In our world of nearly seven billion people where almost half of them are uneducated, leading companies are leaving no stone unturned to contribute toward children’s education to ensure better future for them.
While the world population is expected to reach around 10 billion by the year 2050, there will be more uneducated than educated people by then if sufficient education measures are not taken.
So, as part of their corporate social responsibility initiatives, major organizations are taking various steps to educate children and improve the education standards around the world.
Retail company Target Corporation has announced its plans to donate more than $500 million by the end of 2015 to support education, doubling its support to-date, for a total of more than $1 billion.
The financial commitment is part of Target’s new reading initiative, Target Read With Me, aimed at helping more U.S. children read proficiently by the end of third grade. (Read: Target to Give $1 Billion in Support of Education)
Moreover, Facebook chief Mark Zuckerberg has decided to create a $100 Million Foundation — Startup: Education — to improve student success starting with Newark, New Jersey.
The foundation’s first project will be to measurably improve academic achievement for Newark students and create a national model for rewarding excellence in education. (Read: Facebook Chief Zuckerberg Forms $100M Foundation)
In an online effort to put new books in the hands of poor children around the world, supporters of Children International helped Visa donate $50,000 towards the purchase of books for impoverished children.
This comes as a result of the organization’s “Click for a Cause” program sponsored by Visa Inc. The donation will allow Children International to buy books to fill nearly 100 libraries in seven countries with new textbooks and storybooks that will provide children with the opportunity to strengthen their reading skills. (Read: Visa Supports the Click for a Cause Program)
While billions of people in the world are almost illiterate, the World Bank reports that out of them 1 billion people are unable to even read or write their own names.
Along with traditional teaching methods, companies are using tech tools to improve the level of education among children.
The Million, for example, is an incentive program that rewards sixth and seventh graders with free cell phones in exchange for academic achievement.
TracFone Wireless, America’s leading “No-Contract” cellular service provider and the Education Innovation Laboratory at Harvard University (EdLabs) has announced the program for Oklahoma City Public Schools. (Read: Free Phones for Mobile Education Program)
And a “virtual science playground,” the Mad Science Kids Club offers children a science-based platform for connecting, exploring and learning with peers online through science enrichment programs.
It is claimed to be the first-ever science social network platform created specifically for kids. (Read: Now a Science Social Network for Kids)

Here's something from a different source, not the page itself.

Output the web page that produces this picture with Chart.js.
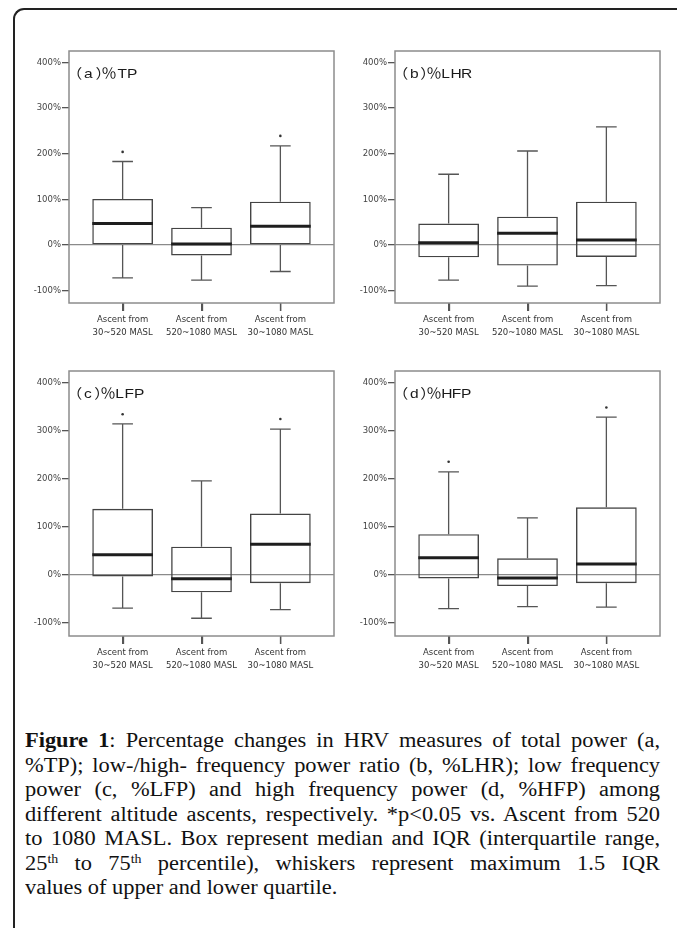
<!DOCTYPE html>
<html><head><meta charset="utf-8">
<script src="https://cdn.jsdelivr.net/npm/chart.js@4/dist/chart.umd.min.js"></script>
<style>
html,body{margin:0;padding:0;background:#fff;width:677px;height:928px;overflow:hidden;}
#frame{position:absolute;left:13px;top:8px;width:720px;height:980px;border-left:2px solid #222;border-top:2px solid #222;border-top-left-radius:11px;box-sizing:border-box;}
canvas{position:absolute;}
#caption{position:absolute;left:25px;top:728px;width:567px;font-family:"Liberation Serif","Times New Roman",serif;font-size:20px;color:#111;transform:scaleX(1.12);transform-origin:0 0;}
#caption .ln{height:24.5px;line-height:24.5px;text-align:justify;text-align-last:justify;white-space:nowrap;}
#caption .ln.last{text-align:left;text-align-last:left;}
#caption sup{font-size:0.62em;line-height:0;vertical-align:0.55em;}
</style></head>
<body>
<div id="frame"></div>
<canvas id="pa" width="340" height="320" style="left:0px;top:30px"></canvas>
<canvas id="pb" width="340" height="320" style="left:326px;top:30px"></canvas>
<canvas id="pc" width="340" height="333" style="left:0px;top:350px"></canvas>
<canvas id="pd" width="340" height="333" style="left:326px;top:350px"></canvas>
<div id="caption">
<div class="ln"><b>Figure 1</b>: Percentage changes in HRV measures of total power (a,</div>
<div class="ln">%TP); low-/high- frequency power ratio (b, %LHR); low frequency</div>
<div class="ln">power (c, %LFP) and high frequency power (d, %HFP) among</div>
<div class="ln">different altitude ascents, respectively. *p&lt;0.05 vs. Ascent from 520</div>
<div class="ln">to 1080 MASL. Box represent median and IQR (interquartile range,</div>
<div class="ln">25<sup>th</sup> to 75<sup>th</sup> percentile), whiskers represent maximum 1.5 IQR</div>
<div class="ln last">values of upper and lower quartile.</div>
</div>
<script>
// ---- data ----
const categories = [["Ascent from","30~520 MASL"],["Ascent from","520~1080 MASL"],["Ascent from","30~1080 MASL"]];
const yTicks = [-100, 0, 100, 200, 300, 400];
const panelTitles = ["（a）％TP", "（b）％LHR", "（c）％LFP", "（d）％HFP"];

const tpLow     = [-72, -77, -58];
const tpQ1      = [0, -23, 0];
const tpMedian  = [47, 2, 41];
const tpQ3      = [101, 38, 95];
const tpHigh    = [183, 82, 217];
const tpOutlier = [204, null, 239];

const lhrLow     = [-77, -90, -89];
const lhrQ1      = [-27, -45, -26];
const lhrMedian  = [5, 26, 11];
const lhrQ3      = [47, 62, 95];
const lhrHigh    = [155, 206, 259];
const lhrOutlier = [null, null, null];

const lfpLow     = [-69, -90, -72];
const lfpQ1      = [-3, -36, -17];
const lfpMedian  = [42, -8, 64];
const lfpQ3      = [138, 59, 128];
const lfpHigh    = [315, 196, 304];
const lfpOutlier = [335, null, 325];

const hfpLow     = [-70, -66, -67];
const hfpQ1      = [-7, -23, -17];
const hfpMedian  = [36, -6, 23];
const hfpQ3      = [85, 35, 141];
const hfpHigh    = [215, 119, 329];
const hfpOutlier = [236, null, 349];

const AXIS_FONT = '"DejaVu Sans", Verdana, sans-serif';

function drawTitle(ctx, title, x0, base) {
  // glyph-by-glyph layout, slightly stretched horizontally like the source figure
  const sx = 1.15;
  ctx.save();
  ctx.font = '13.5px "Liberation Sans", "Noto Sans CJK SC", sans-serif';
  ctx.fillStyle = '#1a1a1a';
  ctx.textBaseline = 'alphabetic'; ctx.textAlign = 'left';
  let x = x0;
  const chars = [...title];
  chars.forEach((ch, k) => {
    const m = ctx.measureText(ch);
    const L = m.actualBoundingBoxLeft, R = m.actualBoundingBoxRight;
    ctx.save();
    ctx.translate(x, base);
    ctx.scale(sx, 1);
    ctx.fillText(ch, L, 0);
    ctx.restore();
    const inParen = (ch === '（') || (chars[k + 1] === '）');
    x += (L + R) * sx + (inParen ? 2.3 : 1.3);
  });
  ctx.restore();
}

function makePanel(id, title, low, q1, med, q3, high, outl) {
  const boxPlugin = {
    id: 'box_' + id,
    afterDatasetsDraw(chart) {
      const ctx = chart.ctx, a = chart.chartArea, y = chart.scales.y, xs = chart.scales.x;
      const meta = chart.getDatasetMeta(0);
      ctx.save();
      meta.data.forEach((el, i) => {
        const cx = el.x, hw = el.width / 2, cap = el.width * 0.17;
        const yHi = y.getPixelForValue(high[i]), yLo = y.getPixelForValue(low[i]);
        const yQ3 = y.getPixelForValue(q3[i]), yQ1 = y.getPixelForValue(q1[i]);
        ctx.strokeStyle = '#555'; ctx.lineWidth = 1.3;
        ctx.beginPath();
        ctx.moveTo(cx, yQ3); ctx.lineTo(cx, yHi);
        ctx.moveTo(cx - cap, yHi); ctx.lineTo(cx + cap, yHi);
        ctx.moveTo(cx, yQ1); ctx.lineTo(cx, yLo);
        ctx.moveTo(cx - cap, yLo); ctx.lineTo(cx + cap, yLo);
        ctx.stroke();
        const yM = y.getPixelForValue(med[i]);
        ctx.strokeStyle = '#1e1e1e'; ctx.lineWidth = 3;
        ctx.beginPath(); ctx.moveTo(cx - hw, yM); ctx.lineTo(cx + hw, yM); ctx.stroke();
      });
      // category tick marks below the frame
      ctx.strokeStyle = '#555'; ctx.lineWidth = 1.3;
      ctx.beginPath();
      xs.ticks.forEach((t, i) => {
        const px = Math.round(xs.getPixelForTick(i)) + 0.5;
        ctx.moveTo(px, a.bottom); ctx.lineTo(px, a.bottom + 8);
      });
      ctx.stroke();
      ctx.strokeStyle = '#8c8c8c'; ctx.lineWidth = 1.5;
      ctx.strokeRect(a.left, a.top, a.right - a.left, a.bottom - a.top);
      ctx.restore();
      drawTitle(ctx, title, a.left + 8, a.top + 26.5);
    }
  };
  const outPts = [];
  outl.forEach((v, i) => { if (v !== null) outPts.push({ x: i, y: v }); });
  new Chart(document.getElementById(id), {
    type: 'bar',
    data: {
      datasets: [
        {
          type: 'bar',
          data: q1.map((v, i) => ({ x: i, y: [v, q3[i]] })),
          backgroundColor: 'rgba(0,0,0,0)',
          borderColor: '#444',
          borderWidth: 1.4,
          borderSkipped: false,
          barPercentage: 0.77,
          categoryPercentage: 1
        },
        {
          type: 'scatter',
          data: outPts,
          pointRadius: 1.3,
          pointBackgroundColor: '#333',
          pointBorderWidth: 0
        }
      ]
    },
    options: {
      responsive: false,
      animation: false,
      devicePixelRatio: 1,
      layout: { padding: { left: 0, right: 6, top: 21, bottom: 0 } },
      plugins: { legend: { display: false }, tooltip: { enabled: false } },
      scales: {
        x: {
          type: 'linear', min: -0.68, max: 2.68, offset: false,
          afterBuildTicks: s => { s.ticks = categories.map((c, i) => ({ value: i })); },
          afterFit: s => { s.height = 47; },
          ticks: {
            callback: v => categories[v],
            autoSkip: false, maxRotation: 0, minRotation: 0,
            color: '#333', padding: 2,
            font: { family: AXIS_FONT, size: 8.5, lineHeight: 1.55 }
          },
          grid: { offset: false, drawOnChartArea: false, drawTicks: true, tickLength: 8, tickColor: '#555', tickWidth: 1.3, lineWidth: 1.3 },
          border: { display: false }
        },
        y: {
          type: 'linear', min: -127, max: 425,
          afterBuildTicks: s => { s.ticks = yTicks.map(v => ({ value: v })); },
          afterFit: s => { s.width = 69; },
          ticks: {
            callback: v => v + '%',
            color: '#444', padding: 1,
            font: { family: AXIS_FONT, size: 8.5 }
          },
          grid: {
            color: c => (c.tick && c.tick.value === 0) ? '#8a8a8a' : 'rgba(0,0,0,0)',
            lineWidth: 1.3, tickColor: '#555', tickWidth: 1.3, tickLength: 7, drawTicks: true
          },
          border: { display: false }
        }
      }
    },
    plugins: [boxPlugin]
  });
}

makePanel('pa', panelTitles[0], tpLow, tpQ1, tpMedian, tpQ3, tpHigh, tpOutlier);
makePanel('pb', panelTitles[1], lhrLow, lhrQ1, lhrMedian, lhrQ3, lhrHigh, lhrOutlier);
makePanel('pc', panelTitles[2], lfpLow, lfpQ1, lfpMedian, lfpQ3, lfpHigh, lfpOutlier);
makePanel('pd', panelTitles[3], hfpLow, hfpQ1, hfpMedian, hfpQ3, hfpHigh, hfpOutlier);
</script>
</body></html>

Among other technology-based education initiatives, tech company AMD says that the AMD Foundation, in support of AMD Changing the Game, has awarded a grant to San Antonio, TX PBS affiliate KLRN to help enable youth to create games around social issues in Whyville.net, a learning-based virtual world on the Internet.
Once games are created, KLRN will help youth develop video shorts featuring the game creation process including interviews with “Whyvillians” discussing what they learned about creating games. (Read: AMD to Help Youth Create Games in Virtual World)
Software major Microsoft believes that teachers’ education is equally important to improve children’s education. Microsoft Partners in Learning has just announced the winners of the 2010 Worldwide Innovative Teacher Awards at the sixth annual Worldwide Innovative Education Forum.
These awards are the global culmination of local and regional events held around the world throughout the year, where teachers present ideas on how technology can further educational transformation to help improve the way students learn. (Read: Microsoft Honors Top Teachers of the World)
These are among the many measures that companies are taking to supplement the efforts of various governments around the world to improve the education standards for children.